David Michael Miller
More than a century ago, the great progressive governor Bob La Follette helped create Wisconsin’s civil service system as part of a raft of Progresssive Era reforms. Gov. Scott Walker is expected to sign legislation soon to do away with that system.
I was reminded of the importance of the history of civil service because my daughter has been studying Tammany Hall, Boss Tweed and the whole corrupt era of cronyism and bribery in government in the late 1800s for her high school history exam. She was making flash cards with words like “patronage” and the “spoils system,” just as the Walker administration and its allies were seeking to bring these concepts back.
Destroying key parts of the civil service system is the latest attack on good government and our state’s progressive ideals.
To understand how dangerous that is, you had to tune in to the Senate floor debate on the issue, which took place at 10 p.m. on Jan. 20, when most Wisconsinites were turning in for the night.
“It was absolutely the most disturbing testimony I’ve ever heard on the Senate floor,” says Sen. Kathleen Vinehout (D-Alma). Vinehout’s colleagues testified about secret meetings with state employees from the Department of Corrections and the Department of Natural Resources who have been intimidated and threatened for daring to speak up about violence in the workplace, excessive amounts of overtime work in dangerous jobs, and hazards including pollution and safety violations their bosses don’t want them to disclose.
Under the new law attacking the state’s civil service system, “just cause” for discipline and firing state employees includes “personal conduct that is inadequate, unsuitable or inferior.”
“Here’s the question,” Vinehout says. “Is someone who works for Corrections or DNR who goes out for coffee and describes problems in the workplace to her elected representative on her own time committing ‘inadequate, inferior or unsuitable’ personal conduct?”
Targets of this clause could include whistleblowers. Consider the state geologist who says he endured unbearable political pressure at work and ultimately resigned after controversy erupted over reports of asbestos in rocks around the proposed Penokee iron mine. Or think of the Corrections worker who told a senator about an inmate strangling a psychiatrist.
That’s dangerous not just for employees, but also for the public.
Under civil service, public employees have long been hired based on merit.

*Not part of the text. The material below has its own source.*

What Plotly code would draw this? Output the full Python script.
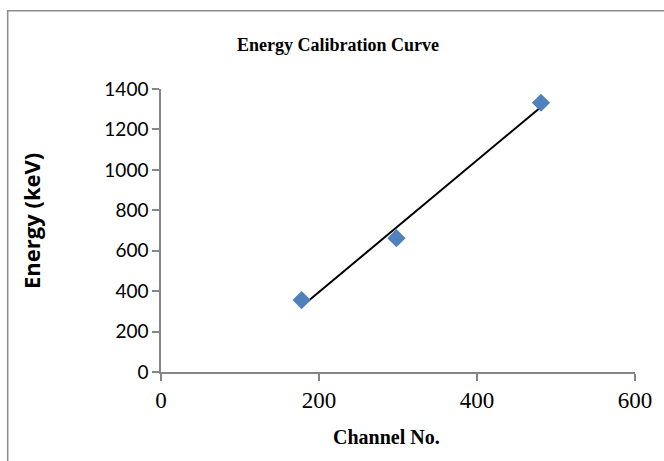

The early motto of the civil service system was “the best shall serve the state.”
Changes in the law open the door to cronyism and corruption. Take the case of Brian Deschane, the 27-year-old college dropout the Walker administration hired in 2011 to head the environmental and regulatory services division of the state Commerce Department.
Deschane’s qualifications included a one-month stint at the Department of Regulation and Licensing. He also worked for a couple of Republican legislators and for two business lobby groups. And his dad was the head lobbyist for the Wisconsin Builders Association.
Deschane was brought in to replace an administrator with a degree in chemical engineering and 25 years’ experience in the agency.
Controversy in the news over Deschane’s drunk-driving record ultimately led the Walker administration to send him packing back to his old job.
But the administration had the flexibility to move him around like that because he was a political appointee, outside the civil service system. This is the direction Walker has been taking the state.
In his first state budget, the governor moved 37 jobs out of civil service and into the classification that allows patronage.
Now so-called civil service reform allows him to turn all 38,000 civil service positions in Wisconsin into patronage jobs.
The main reason Wisconsin implemented civil service in the first place was to end the practice of politicians giving jobs to their friends and political supporters.
Civil service made Wisconsin a model state for clean environment, efficient commerce, safe food and water and high-quality public services
Now we are turning back the clock.
Bob La Follette built a loyal following among his fellow Republicans by criticizing party bosses and denouncing bribery in the state Capitol — including attempts to buy his own vote.
He championed tax reform, regulating corporations, and open government
He developed a relationship between the University of Wisconsin and state government and strove to appoint experts to state boards, including the civil service commission.
His main purpose, he said, was to “protect the people from selfish interests.”
We need that protection more than ever today.
Ruth Conniff is the editor-in-chief of The Progressive magazine.